**WHAT THE EXERCISE ASKS**
Exactly the lines from the one with "Emit a Python" through the one with "fig = plt.figure(figsize=(8, 6.91), dpi=100)" should be returned, both ends included and nothing else. Omit any pictures.

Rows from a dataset

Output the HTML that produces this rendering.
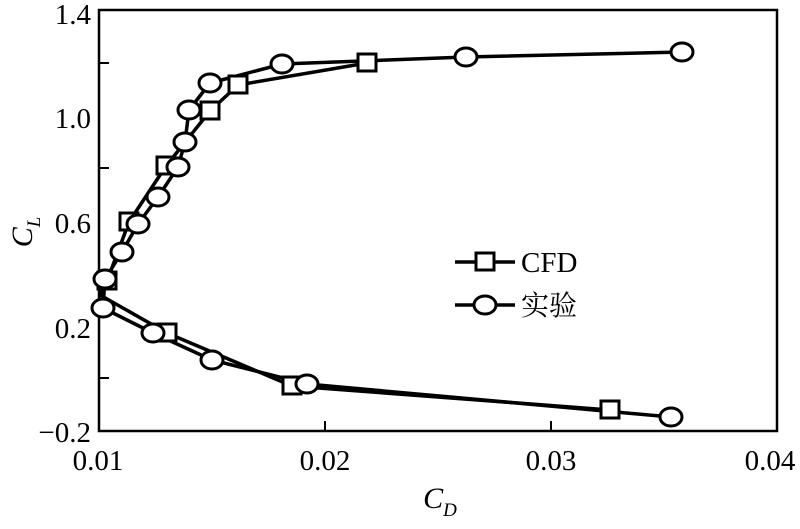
<!DOCTYPE html>
<html><head><meta charset="utf-8"><style>body{margin:0;background:#fff}</style></head><body>
<svg width="800" height="524" xmlns="http://www.w3.org/2000/svg" font-family="'Liberation Serif','Noto Serif CJK SC',serif">
<rect x="99" y="10" width="678" height="421" fill="none" stroke="#000" stroke-width="2.5"/>
<g stroke="#000" stroke-width="2">
<line x1="99" y1="63" x2="109" y2="63"/><line x1="99" y1="168" x2="109" y2="168"/>
<line x1="99" y1="273" x2="109" y2="273"/><line x1="99" y1="378" x2="109" y2="378"/>
<line x1="325" y1="431" x2="325" y2="421"/><line x1="551" y1="431" x2="551" y2="421"/>
</g>
<g font-size="29" text-anchor="end">
<text x="91" y="24">1.4</text><text x="91" y="128">1.0</text><text x="91" y="233">0.6</text>
<text x="91" y="338">0.2</text><text x="91" y="442">−0.2</text>
</g>
<g font-size="29" text-anchor="middle">
<text x="98" y="470">0.01</text><text x="325" y="470">0.02</text><text x="551" y="470">0.03</text><text x="770" y="470">0.04</text>
</g>
<text x="440" y="508" font-size="30" font-style="italic" text-anchor="middle">C<tspan font-size="19" dy="8">D</tspan></text>
<text transform="translate(32,232) rotate(-90)" font-size="30" font-style="italic" text-anchor="middle">C<tspan font-size="19" dy="8">L</tspan></text>
<g fill="none" stroke="#000" stroke-width="3.5" stroke-linejoin="round">
<polyline points="367,63 238,85 210,111 166,166 129,222 107,281 100,295 167,333 292,386 610,410"/>
<polyline points="682,52 466,57 282,64 210,83 189,110 185,142 178,167 158,197 138,224 122,252 105,279 103,308 153,333 212,360 307,384 671,417"/>
<line x1="455" y1="262" x2="515" y2="262"/><line x1="455" y1="305" x2="515" y2="305"/>
</g>
<g fill="#fff" stroke="#000" stroke-width="3">
<rect x="358" y="54" width="18" height="17"/><rect x="229" y="76" width="18" height="17"/>
<rect x="201" y="102" width="18" height="17"/><rect x="157" y="157" width="18" height="17"/>
<rect x="120" y="213" width="18" height="17"/><rect x="98" y="272" width="18" height="17"/>
<rect x="158" y="324" width="18" height="17"/><rect x="283" y="377" width="18" height="17"/>
<rect x="601" y="401" width="18" height="17"/><rect x="476" y="253" width="18" height="17"/>
</g>
<g fill="#fff" stroke="#000" stroke-width="3">
<ellipse cx="682" cy="52" rx="11" ry="9"/><ellipse cx="466" cy="57" rx="11" ry="9"/>
<ellipse cx="282" cy="64" rx="11" ry="9"/><ellipse cx="210" cy="83" rx="11" ry="9"/>
<ellipse cx="189" cy="110" rx="11" ry="9"/><ellipse cx="185" cy="142" rx="11" ry="9"/>
<ellipse cx="178" cy="167" rx="11" ry="9"/><ellipse cx="158" cy="197" rx="11" ry="9"/>
<ellipse cx="138" cy="224" rx="11" ry="9"/><ellipse cx="122" cy="252" rx="11" ry="9"/>
<ellipse cx="105" cy="279" rx="11" ry="9"/><ellipse cx="103" cy="308" rx="11" ry="9"/>
<ellipse cx="153" cy="333" rx="11" ry="9"/><ellipse cx="212" cy="360" rx="11" ry="9"/>
<ellipse cx="307" cy="384" rx="11" ry="9"/><ellipse cx="671" cy="417" rx="11" ry="9"/>
<ellipse cx="485" cy="305" rx="11" ry="9"/>
</g>
<text x="521" y="272" font-size="29">CFD</text>
<text x="521" y="315" font-size="28">实验</text>
</svg>
</body></html>
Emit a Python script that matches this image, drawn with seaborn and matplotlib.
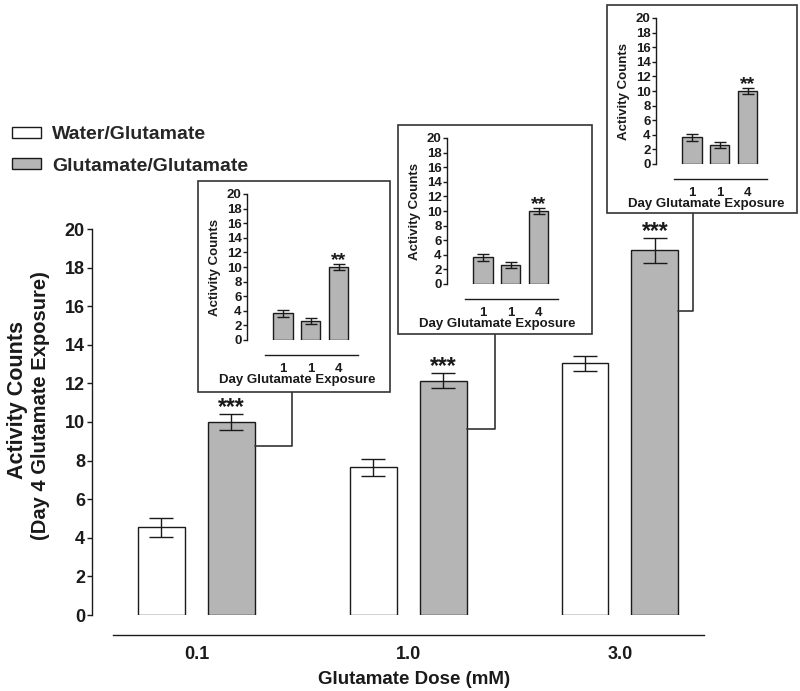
import matplotlib
matplotlib.use('Agg')
import matplotlib.pyplot as plt
import seaborn as sns
import pandas as pd
from matplotlib.patches import Rectangle, Patch
from matplotlib.lines import Line2D

# ---------------- data ----------------
doses = ['0.1', '1.0', '3.0']
groups = ['Water/Glutamate', 'Glutamate/Glutamate']
water_mean = [4.55, 7.65, 13.05]
water_sem = [0.50, 0.43, 0.39]
glu_mean = [10.0, 12.15, 18.9]
glu_sem = [0.42, 0.38, 0.65]
glu_stars = ['***', '***', '***']

inset_days = ['1', '1', '4']
inset_mean = [3.65, 2.55, 10.0]
inset_sem = [0.45, 0.40, 0.35]
inset_stars = ['', '', '**']

y_ticks = list(range(0, 21, 2))

# ---------------- layout helpers ----------------
W, H = 800, 691
def fx(x):
    return x / W
def fy(y):
    return 1 - y / H
def pt(px):
    return px * 72 / 100

sns.set_theme(style='ticks')
plt.rcParams['font.family'] = ['Liberation Sans', 'DejaVu Sans']
plt.rcParams['font.weight'] = 'bold'
plt.rcParams['axes.labelweight'] = 'bold'

INK = '#1a1a1a'
GRAY = '#b5b5b5'

fig = plt.figure(figsize=(8, 6.91), dpi=100)

# ---------------- main axes ----------------
ax = fig.add_axes([fx(92), fy(615), fx(704) - fx(92), fy(229) - fy(615)])
ax.set_zorder(0)
df = pd.DataFrame({
    'dose': doses * 2,
    'group': [groups[0]] * 3 + [groups[1]] * 3,
    'mean': water_mean + glu_mean,
})
palette = {groups[0]: 'white', groups[1]: GRAY}
sns.barplot(data=df, x='dose', y='mean', hue='group', order=doses,
            hue_order=groups, palette=palette, width=0.661, gap=0.33,
            errorbar=None, edgecolor=INK, linewidth=1.0, legend=False,
            saturation=1, ax=ax)

for cont, means, sems in zip(ax.containers, [water_mean, glu_mean], [water_sem, glu_sem]):
    xs = [b.get_x() + b.get_width() / 2 for b in cont]
    ax.errorbar(xs, means, yerr=sems, fmt='none', ecolor=INK, elinewidth=1.0,
                capsize=pt(12), capthick=1.0, zorder=5)

for b, m, s, st in zip(ax.containers[1], glu_mean, glu_sem, glu_stars):
    ax.annotate(st, (b.get_x() + b.get_width() / 2, m + s), xytext=(0, -3.5),
                textcoords='offset points', ha='center', va='bottom',
                fontsize=16.5, fontweight='bold', color=INK, annotation_clip=False)

ax.set_xlim(-0.4935, 2.397)
ax.set_ylim(0, 20)
ax.set_yticks(y_ticks)
ax.set_xlabel('')
ax.set_ylabel('')
sns.despine(ax=ax, offset={'bottom': pt(20)})
ax.spines['bottom'].set_bounds(-0.394, 2.397)
ax.spines['left'].set_bounds(0, 20)
for sp in ('left', 'bottom'):
    ax.spines[sp].set_color(INK)
    ax.spines[sp].set_linewidth(1.0)
ax.tick_params(axis='y', length=pt(5), width=1.0, direction='out', labelsize=13,
               pad=1.5, colors=INK)
ax.tick_params(axis='x', length=0, pad=8, labelsize=13, colors=INK)
ax.patch.set_alpha(0)

fig.text(fx(18), fy(400), 'Activity Counts', rotation=90, ha='center', va='center',
         fontsize=15.5, fontweight='bold', color=INK)
fig.text(fx(41), fy(406), '(Day 4 Glutamate Exposure)', rotation=90, ha='center',
         va='center', fontsize=14.5, fontweight='bold', color=INK)
fig.text(fx(414), fy(679), 'Glutamate Dose (mM)', ha='center', va='center',
         fontsize=13.5, fontweight='bold', color=INK)

handles = [Patch(facecolor=palette[g], edgecolor=INK, linewidth=1.0) for g in groups]
fig.legend(handles, groups, loc='upper left', bbox_to_anchor=(fx(12), fy(126)),
           frameon=False, prop={'weight': 'bold', 'size': 14},
           handlelength=1.5, handleheight=0.5, handletextpad=0.57,
           labelspacing=0.76, borderaxespad=0, borderpad=0)

# ---------------- insets ----------------
boxes = [(198, 181, 390, 392), (398, 125, 592, 334), (607, 5, 797, 213)]
conn_y = [446, 429, 311]
conn_x = [292, 495, 693]

to_fig = fig.transFigure.inverted()
for i, (x0, y0, x1, y1) in enumerate(boxes):
    rect = Rectangle((fx(x0), fy(y1)), fx(x1) - fx(x0), fy(y0) - fy(y1),
                     transform=fig.transFigure, facecolor='white',
                     edgecolor='#333333', linewidth=1.2, zorder=3)
    fig.add_artist(rect)

    # connector from gray bar to the box
    b = ax.containers[1][i]
    bx_disp = ax.transData.transform((b.get_x() + b.get_width(), 0))
    bx = to_fig.transform(bx_disp)[0]
    fig.add_artist(Line2D([bx, fx(conn_x[i]), fx(conn_x[i])],
                          [fy(conn_y[i]), fy(conn_y[i]), fy(y1)],
                          transform=fig.transFigure, color='#333333',
                          linewidth=1.2, zorder=2))

    iax = fig.add_axes([fx(x0 + 49), fy(y0 + 159), fx(111), fy(y0 + 13) - fy(y0 + 159)])
    iax.set_zorder(4)
    sns.barplot(x=list(range(len(inset_mean))), y=inset_mean, color=GRAY,
                saturation=1, width=0.68, edgecolor=INK, linewidth=1.0,
                errorbar=None, ax=iax)
    xs = [p.get_x() + p.get_width() / 2 for p in iax.containers[0]]
    iax.errorbar(xs, inset_mean, yerr=inset_sem, fmt='none', ecolor=INK,
                 elinewidth=1.0, capsize=pt(6), capthick=1.0, zorder=5)
    for xx, m, s, st in zip(xs, inset_mean, inset_sem, inset_stars):
        if st:
            iax.annotate(st, (xx, m + s), xytext=(0, -3), textcoords='offset points',
                         ha='center', va='bottom', fontsize=14, fontweight='bold',
                         color=INK, annotation_clip=False)
    iax.set_xlim(-1.286, 2.68)
    iax.set_ylim(0, 20)
    iax.set_yticks(y_ticks)
    iax.set_xticks(range(len(inset_days)))
    iax.set_xticklabels(inset_days)
    sns.despine(ax=iax, offset={'bottom': pt(15)})
    iax.spines['bottom'].set_bounds(-0.643, 2.68)
    iax.spines['left'].set_bounds(0, 20)
    for sp in ('left', 'bottom'):
        iax.spines[sp].set_color(INK)
        iax.spines[sp].set_linewidth(1.0)
    iax.tick_params(axis='y', length=pt(4), width=1.0, labelsize=9.5, pad=1, colors=INK)
    iax.tick_params(axis='x', length=0, pad=6, labelsize=9.5, colors=INK)
    iax.set_ylabel('Activity Counts', fontsize=9.5, fontweight='bold', labelpad=4, color=INK)
    iax.set_xlabel('Day Glutamate Exposure', fontsize=9.5, fontweight='bold', labelpad=-1, color=INK)
    iax.xaxis.label.set_x(0.45)
    iax.patch.set_alpha(0)

fig.savefig('out.png', dpi=100)
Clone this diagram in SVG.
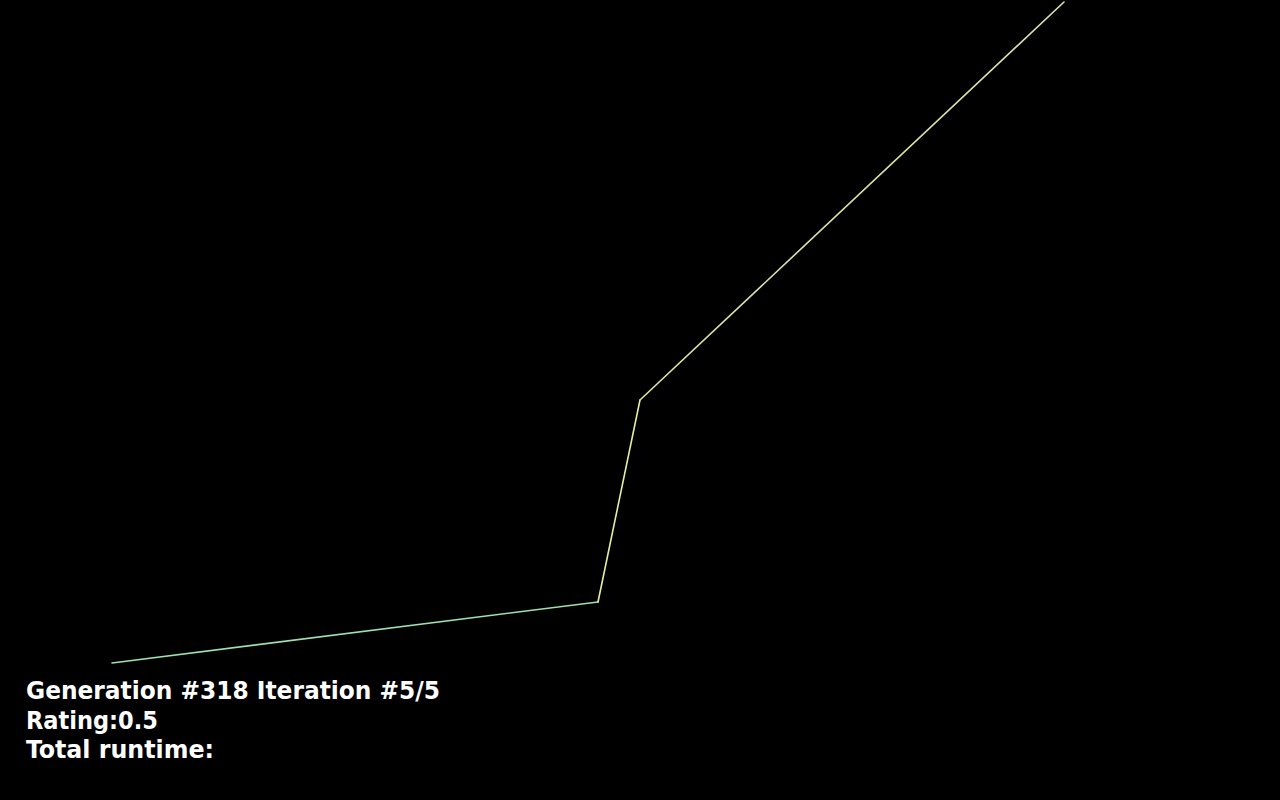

**FULL ANSWER**
Emit a Python script that matches this image, drawn with seaborn and matplotlib.
import matplotlib
matplotlib.use('Agg')
import matplotlib.pyplot as plt
import seaborn as sns
import pandas as pd
from matplotlib.patches import Rectangle, Patch
from matplotlib.lines import Line2D

# ---------------- data ----------------
doses = ['0.1', '1.0', '3.0']
groups = ['Water/Glutamate', 'Glutamate/Glutamate']
water_mean = [4.55, 7.65, 13.05]
water_sem = [0.50, 0.43, 0.39]
glu_mean = [10.0, 12.15, 18.9]
glu_sem = [0.42, 0.38, 0.65]
glu_stars = ['***', '***', '***']

inset_days = ['1', '1', '4']
inset_mean = [3.65, 2.55, 10.0]
inset_sem = [0.45, 0.40, 0.35]
inset_stars = ['', '', '**']

y_ticks = list(range(0, 21, 2))

# ---------------- layout helpers ----------------
W, H = 800, 691
def fx(x):
    return x / W
def fy(y):
    return 1 - y / H
def pt(px):
    return px * 72 / 100

sns.set_theme(style='ticks')
plt.rcParams['font.family'] = ['Liberation Sans', 'DejaVu Sans']
plt.rcParams['font.weight'] = 'bold'
plt.rcParams['axes.labelweight'] = 'bold'

INK = '#1a1a1a'
GRAY = '#b5b5b5'

fig = plt.figure(figsize=(8, 6.91), dpi=100)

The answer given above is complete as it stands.